[Collected data start]

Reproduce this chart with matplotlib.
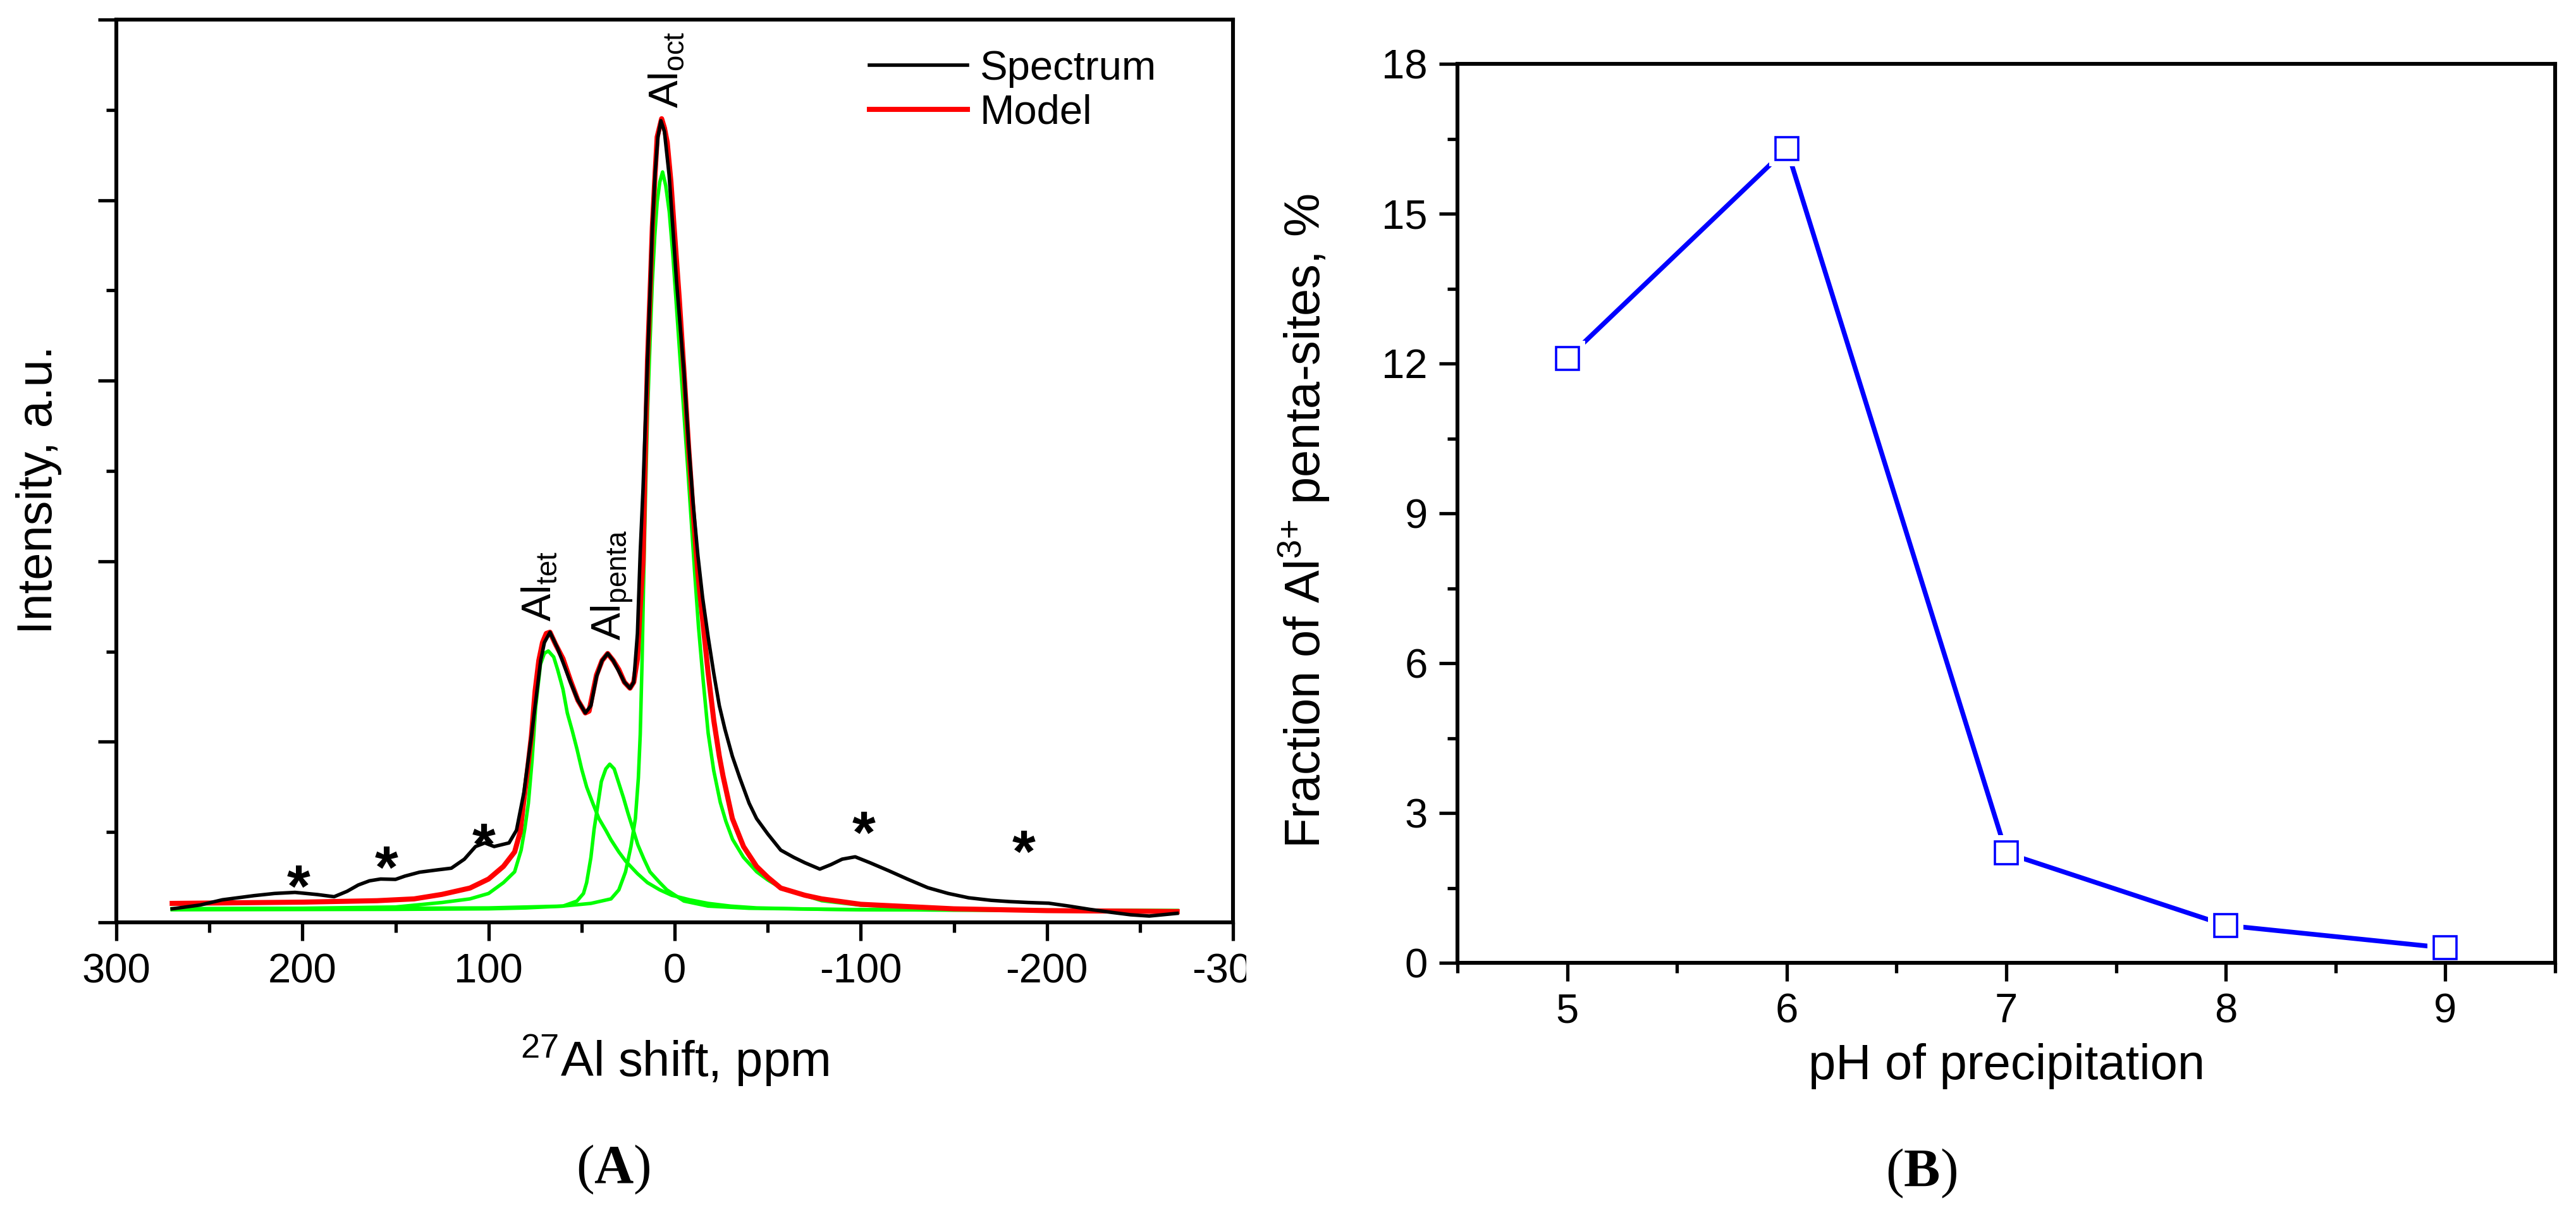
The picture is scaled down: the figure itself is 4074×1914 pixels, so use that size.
import matplotlib
matplotlib.use('Agg')
import matplotlib.pyplot as plt
from matplotlib.ticker import MultipleLocator, FuncFormatter
from matplotlib.patches import Rectangle

plt.rcParams['font.family'] = ['Liberation Sans', 'DejaVu Sans']
plt.rcParams['mathtext.fontset'] = 'custom'
plt.rcParams['mathtext.rm'] = 'Liberation Sans'
plt.rcParams['mathtext.bf'] = 'Liberation Serif:bold'
plt.rcParams['mathtext.default'] = 'regular'
plt.rcParams['axes.unicode_minus'] = False

# ---------------- Panel A data (27Al NMR) ----------------
spectrum_ppm = [270, 255, 243, 226, 215, 204, 192, 183, 176, 170, 164, 158, 150, 145, 137, 128,
                120, 113, 107, 102, 97, 89, 85, 81, 77, 74, 72, 70, 67, 63, 60, 56, 52, 48, 45,
                42, 39, 36, 33, 30, 27, 24, 22, 20, 18.5, 17, 16, 14.6, 13, 12, 10.5, 9, 7.4,
                5.5, 3, 1, -1, -3, -5, -7.5, -10, -12.5, -15, -18, -21, -24, -27, -31, -35, -40,
                -44, -50, -57, -64, -70, -78, -84, -90, -97, -105, -115, -125, -136, -147, -158,
                -170, -180, -190, -201, -212, -223, -235, -245, -255, -265, -270]
spectrum_int = [0.075, 0.096, 0.125, 0.148, 0.160, 0.166, 0.154, 0.142, 0.172, 0.207, 0.230, 0.240,
                0.238, 0.256, 0.278, 0.290, 0.300, 0.350, 0.420, 0.440, 0.420, 0.440, 0.510, 0.720,
                1.030, 1.280, 1.450, 1.550, 1.607, 1.520, 1.440, 1.330, 1.230, 1.160, 1.200, 1.360,
                1.450, 1.489, 1.450, 1.390, 1.330, 1.297, 1.330, 1.600, 2.050, 2.400, 2.700, 3.110,
                3.550, 3.850, 4.150, 4.350, 4.440, 4.380, 4.140, 3.850, 3.550, 3.300, 3.050, 2.650,
                2.310, 2.030, 1.800, 1.580, 1.380, 1.200, 1.070, 0.920, 0.800, 0.660, 0.575, 0.490,
                0.400, 0.360, 0.330, 0.295, 0.320, 0.350, 0.363, 0.330, 0.286, 0.240, 0.192, 0.160,
                0.136, 0.122, 0.115, 0.110, 0.106, 0.090, 0.072, 0.055, 0.042, 0.035, 0.045, 0.050]

model_ppm = [270, 240, 200, 160, 140, 125, 110, 100, 92, 86, 83, 81, 79, 77, 75, 73, 71, 69, 67,
             64, 60, 56, 52, 48, 46, 44, 42, 39, 36, 33, 30, 27, 24, 22, 20, 18.5, 17, 16, 14.6,
             13, 12, 10.5, 9.4, 7, 5.5, 4, 2, 0.3, -2.5, -5, -7.5, -10, -12.5, -15, -18, -21,
             -24, -26, -31, -37, -44, -50, -57, -70, -79, -100, -150, -200, -270]
model_int = [0.105, 0.108, 0.112, 0.120, 0.130, 0.155, 0.190, 0.240, 0.310, 0.390, 0.500, 0.680,
             0.850, 1.030, 1.280, 1.450, 1.550, 1.600, 1.607, 1.540, 1.460, 1.340, 1.230, 1.160,
             1.170, 1.270, 1.370, 1.450, 1.489, 1.450, 1.400, 1.330, 1.297, 1.330, 1.460, 1.750,
             2.000, 2.500, 3.110, 3.550, 3.850, 4.150, 4.350, 4.451, 4.400, 4.320, 4.100, 3.850,
             3.450, 3.050, 2.630, 2.260, 1.930, 1.680, 1.380, 1.120, 0.920, 0.810, 0.575, 0.420,
             0.310, 0.250, 0.190, 0.150, 0.130, 0.100, 0.075, 0.065, 0.060]

tet_ppm = [270, 200, 150, 125, 110, 100, 92, 86, 82.5, 80.5, 78.6, 76.6, 74.7, 72.1, 70, 67.9,
           65, 62.9, 60, 57.7, 55, 52.5, 50, 47.3, 44, 40.7, 37, 34.2, 30, 26.4, 20, 14.6, 8,
           1.6, -8, -18, -30, -44, -80, -150, -270]
tet_int = [0.075, 0.078, 0.085, 0.110, 0.130, 0.160, 0.220, 0.280, 0.400, 0.520, 0.660, 0.900,
           1.190, 1.430, 1.490, 1.503, 1.470, 1.400, 1.290, 1.160, 1.060, 0.960, 0.850, 0.750,
           0.660, 0.575, 0.510, 0.457, 0.390, 0.340, 0.270, 0.220, 0.180, 0.150, 0.125, 0.105,
           0.090, 0.080, 0.072, 0.068, 0.065]

penta_ppm = [270, 150, 100, 80, 60, 52.5, 49, 47.3, 45, 43.3, 41, 39.4, 37, 34.9, 32.5, 30.3,
             27.5, 25.1, 22.5, 19.8, 16.5, 13.3, 8, 4.2, -5, -18, -40, -100, -270]
penta_int = [0.070, 0.072, 0.075, 0.080, 0.090, 0.118, 0.160, 0.220, 0.360, 0.515, 0.670, 0.780,
             0.850, 0.876, 0.850, 0.780, 0.690, 0.605, 0.520, 0.430, 0.350, 0.280, 0.220, 0.180,
             0.118, 0.090, 0.078, 0.070, 0.065]

oct_ppm = [270, 150, 100, 60.3, 45, 34.2, 30, 26.4, 23.5, 21.1, 19.5, 18.5, 17.5, 16.6, 15.6,
           14.6, 13.3, 12.0, 10.7, 9.4, 8, 6.5, 4.8, 2.9, 1, -1, -3, -5, -7, -8.9, -10.8, -12.8,
           -15.4, -18, -21, -24.5, -27.5, -31.1, -37, -44.1, -50, -57.2, -79, -100, -150, -200,
           -270]
oct_int = [0.075, 0.078, 0.080, 0.090, 0.105, 0.130, 0.180, 0.280, 0.420, 0.575, 0.800, 1.040,
           1.450, 1.930, 2.400, 2.815, 3.200, 3.550, 3.800, 3.990, 4.100, 4.156, 4.080, 3.935,
           3.700, 3.405, 3.110, 2.815, 2.520, 2.226, 1.930, 1.637, 1.330, 1.048, 0.840, 0.665,
           0.560, 0.460, 0.360, 0.280, 0.235, 0.190, 0.120, 0.095, 0.075, 0.068, 0.062]

site_labels = [r'Al$_{tet}$', r'Al$_{penta}$', r'Al$_{oct}$']
site_label_ppm = [72.4, 33.3, 4.1]
site_label_int = [1.667, 1.56, 4.51]

spinning_sideband_ppm = [202, 155, 102.4, -101.7, -187.5]
spinning_sideband_int = [0.28, 0.385, 0.51, 0.577, 0.47]

# ---------------- Panel B data ----------------
ph_values = [5, 6, 7, 8, 9]
penta_fraction = [12.1, 16.3, 2.2, 0.75, 0.3]

W, H = 4074, 1914
fig = plt.figure(figsize=(W / 100, H / 100), dpi=100)

axA = fig.add_axes([184 / W, (H - 1459) / H, (1950 - 184) / W, (1459 - 31) / H])
axB = fig.add_axes([2305 / W, (H - 1523) / H, (4041 - 2305) / W, (1523 - 101) / H])

tick_fs = 47
label_fs = 56

for ax in (axA, axB):
    for sp in ax.spines.values():
        sp.set_linewidth(4.4)
    ax.tick_params(which='both', direction='out', width=3.8, top=False, right=False,
                   labelsize=tick_fs)
    ax.tick_params(which='major', length=21)
    ax.tick_params(which='minor', length=11.5)

# ---- Panel A ----
axA.plot(tet_ppm, tet_int, color='#00ff00', lw=4.0, zorder=2)
axA.plot(penta_ppm, penta_int, color='#00ff00', lw=4.0, zorder=2)
axA.plot(oct_ppm, oct_int, color='#00ff00', lw=4.0, zorder=2)
l_model, = axA.plot(model_ppm, model_int, color='#ff0000', lw=5.8, zorder=3,
                    solid_joinstyle='round')
l_spec, = axA.plot(spectrum_ppm, spectrum_int, color='black', lw=4.0, zorder=4,
                   solid_joinstyle='round')

axA.set_xlim(300, -300)
axA.set_ylim(0, 5)
axA.xaxis.set_major_locator(MultipleLocator(100))
axA.xaxis.set_minor_locator(MultipleLocator(50))
axA.xaxis.set_major_formatter(FuncFormatter(lambda v, p: '%d' % round(v)))
axA.yaxis.set_major_locator(MultipleLocator(1))
axA.yaxis.set_minor_locator(MultipleLocator(0.5))
axA.tick_params(axis='y', labelleft=False)
axA.tick_params(axis='x', pad=14)

axA.set_xlabel(r'$^{27}$Al shift, ppm', fontsize=label_fs, va='baseline')
axA.xaxis.set_label_coords(0.5, (1459 - 1703) / 1428)
axA.set_ylabel('Intensity, a.u.', fontsize=label_fs, va='center')
axA.yaxis.set_label_coords((61 - 184) / 1766, 0.479)

for lab, p, v in zip(site_labels, site_label_ppm, site_label_int):
    axA.text(p, v, lab, rotation=90, ha='center', va='bottom', fontsize=47, zorder=5)

for p, v in zip(spinning_sideband_ppm, spinning_sideband_int):
    axA.annotate('*', xy=(p, v), xytext=(0, -0.575 * 68), textcoords='offset points',
                 ha='center', va='baseline', fontsize=68, fontweight='bold', zorder=5)

axA.legend([l_spec, l_model], ['Spectrum', 'Model'], loc='upper left',
           bbox_to_anchor=(1375 / W, 1 - 79 / H), bbox_transform=fig.transFigure,
           frameon=False, fontsize=47, handlelength=2.37, handletextpad=0.31,
           labelspacing=0.15, borderpad=0, borderaxespad=0)

# ---- Panel B ----
axB.plot(ph_values, penta_fraction, color='#0000ff', lw=5.4, zorder=2, clip_on=False)
axB.plot(ph_values, penta_fraction, linestyle='none', marker='s', ms=40,
         mfc='white', mec='white', mew=0, zorder=2.2)
axB.plot(ph_values, penta_fraction, linestyle='none', marker='s', ms=26.5,
         mfc='none', mec='#0000ff', mew=2.6, zorder=3, clip_on=False)

axB.set_xlim(4.5, 9.5)
axB.set_ylim(0, 18)
axB.xaxis.set_major_locator(MultipleLocator(1))
axB.xaxis.set_minor_locator(MultipleLocator(0.5))
axB.yaxis.set_major_locator(MultipleLocator(3))
axB.yaxis.set_minor_locator(MultipleLocator(1.5))
axB.xaxis.set_major_formatter(FuncFormatter(lambda v, p: '%d' % round(v)))
axB.yaxis.set_major_formatter(FuncFormatter(lambda v, p: '%d' % round(v)))
axB.tick_params(axis='x', pad=13)
axB.tick_params(axis='y', pad=13)

axB.set_xlabel('pH of precipitation', fontsize=label_fs, va='baseline')
axB.xaxis.set_label_coords(0.5, (1523 - 1707) / 1422)
axB.set_ylabel(r'Fraction of Al$^{3{+}}$ penta-sites, %', fontsize=label_fs, va='center')
axB.yaxis.set_label_coords((2063 - 2305) / 1736, 0.4916)

# panel letters
fig.text(970 / W, 1 - 1850 / H, r'($\mathbf{A}$)', family='Liberation Serif',
         fontsize=62, ha='center', va='center')
fig.text(3038 / W, 1 - 1856 / H, r'($\mathbf{B}$)', family='Liberation Serif',
         fontsize=62, ha='center', va='center')

# panel A image was cropped at its right edge
fig.add_artist(Rectangle((1971 / W, 1 - 1620 / H), 51 / W, 150 / H,
                         transform=fig.transFigure, facecolor='white',
                         edgecolor='none', zorder=10))

fig.savefig('out.png', dpi=100, facecolor='white')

[Collected data end]

» Problem details
Write only the number of lines that include "matplotlib".

» Task output
6